Server-sent events a good choice for datacenter monitors

Three main choices for advanced communications in HTML5“, which I posted two months ago, excluded one obvious candidate for “advanced communications”: HTML5‘s server-sent events (SSE). To my surprise, no reader asked me why. Despite this, it’s time to explain SSEs, why I didn’t mention them earlier, and why they are particularly interesting for real-user monitors and related datacenter “dashboards”.

Simple demonstration

Start with a peek at this example. Most will see a little digital clock which reports the time on one of our servers, updated every second; the background color of the display cycles red-yellow-green as the display updates.
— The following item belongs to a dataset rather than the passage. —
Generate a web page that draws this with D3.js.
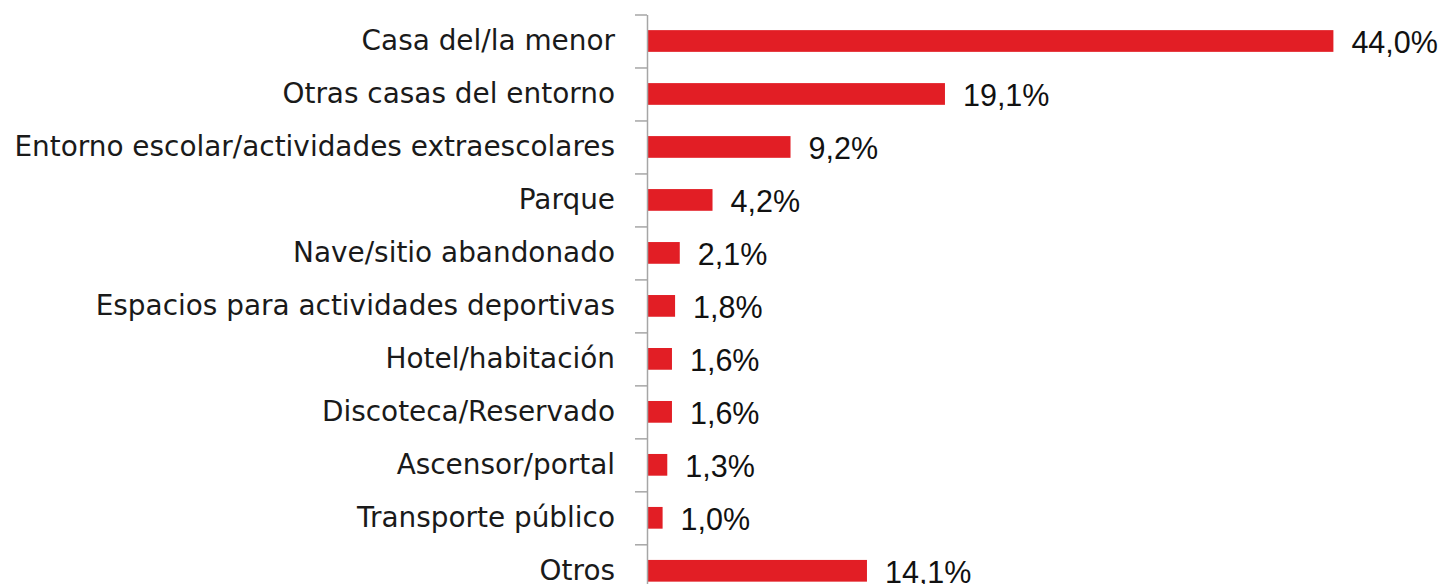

What good is that?! In isolation, it doesn’t look like much; it was (barely) possible to create similar effects with browsers fifteen years ago, and there are surely already enough clocks in the world. As a model for applications that help in the datacenter, though, this small demonstration has a lot going for it:

  • server-side requirements are as minimal as can be. The supporting executable in this case is twelve lines of bash, and, at the cost of a little obfuscation, it could be reduced to five. No particular language or library is required; SSE is another one of the interesting features fully available to simple-minded CGI coders using twenty-year-old technology.
  • It’s also light-weight on the client side, requiring only a single JavaScript function definition.
  • Transport is by way of good-old HTTP, so SSE travels well through typical enterprise networks.
  • With one notable exception, which I explain below, the demonstration performs well in all sorts of environments, including smartphones, tablets, and a range of old and new laptops in our office.
  • SSE’s “push” is just the right kind of programming for many cases that interest me. I often need Web applications with the intelligence to display useful information, but also update that information as new results–a misconfiguration of a customer account, an overfull filesystem, congestion on a subnet, or so on–arrive.

What’s the catch?

With all this going for it, why didn’t I include SSE in my earlier list of established HTML5 communication methods? Internet Explorer (IE) doesn’t support SSE, and I’ve found no one who claims to know of a definite plan for a future version of IE to do so. In the context of conventional Web application development, that’s enough of a reason on its own to decide against even a documented W3C standard.

SSE has other blemishes. It’s had a reputation for memory leaks, which I’ve never made the time to analyze for myself. SSE is a unidirectional communication, and many of today’s sexiest applications seem to fit a two-way “chat” better.

Easy to start

Still, plenty of shims are available to extend SSE support to IE, memory leaks are correctable, SSE’s light resource demands are appealing, its minimalism is a good fit for all the devops who aren’t full-time programmers, devops staffs don’t require IE compatibility, and a simple push is the right approach for a lot of what we do in the datacenter. Try SSE for yourself; it should take only a few minutes to put together a “Hello, World!” that makes sense in your environment. With that in hand, you’ll be in a position to judge what SSE can do for your next projects.